The chapter on the slaughterhouse novels is the most compelling. The two texts that are specifically analysed, Matthew Stokoe’s Cows (1998) and Joseph D’Lacey’s Meat (2008), are not viewed as metaphors for how humans treat animals in factory farming but as showing the vulnerable nature of the sanctified human body. By historicising the novels through concerns regarding the treatment of animals, the readings are given a resonance beyond the pages. Whilst the analysis of the Saw, Hostel and Human Centipede sequences was equally intriguing, the nihilism inherent within the texts themselves became difficult to stomach.

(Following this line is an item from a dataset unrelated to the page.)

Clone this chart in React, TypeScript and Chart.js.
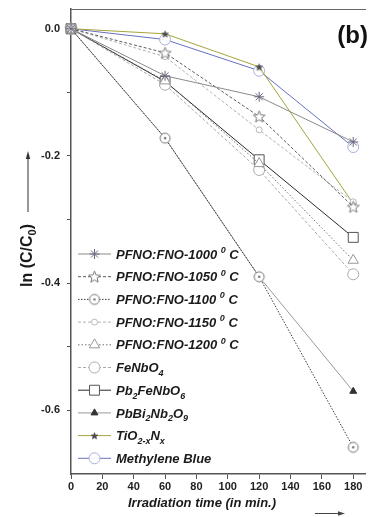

The correlation between the first Human Centipede, as surgical horror, and Frankenstein (1818) added weight to the Gothic nature of the film and effectively built upon Kelly Hurley’s analysis of the representation of science as Gothic in fin-de-siècle Gothic literature. Reyes’ reading explores the human subject’s imprisonment in embodied consciousness. It is only with the analysis of American Mary (2012), the final text, that science is partially redeemed as offering a possible escape from the nightmare of the body. The book’s weakest section (because the genre itself seems limited and redundant) covers avant-pulp texts from the late twentieth and early twenty-first century. It would have been preferable to spend less time on these texts and expand the later sections, especially those that offered some hope for escaping the prison of the body.

Body Gothic is an engaging and readable study, which presents a convincing argument that the visceral horror texts it discusses are in fact Gothic, albeit a Gothic which takes a jarring form. What made the study refreshing was its originality and sustained analysis of the texts. Perhaps as a consequence of the lack of previous critical work on the area of body gothic, it did not feel weighed down by theory nor was it rendered opaque by the overuse of jargon. The arguments and concepts were so accessible that this critic ended up discussing interpretations of The Human Centipede over dinner, (something not necessarily to be recommended!). Reyes states in the introduction that Body Gothic is not a ‘toolkit’, but rather that its purpose in engaging with critically neglected texts is to provide a ‘blueprint’ for further study. Ideally, his next monograph would be such a ‘toolkit’. Body Gothic dissects a rich corpus of texts but leaves a sense of incompletion, and although the book offers a useful starting point for further scholarly work on the subject , it would be good to see more publications from the same author on this subject.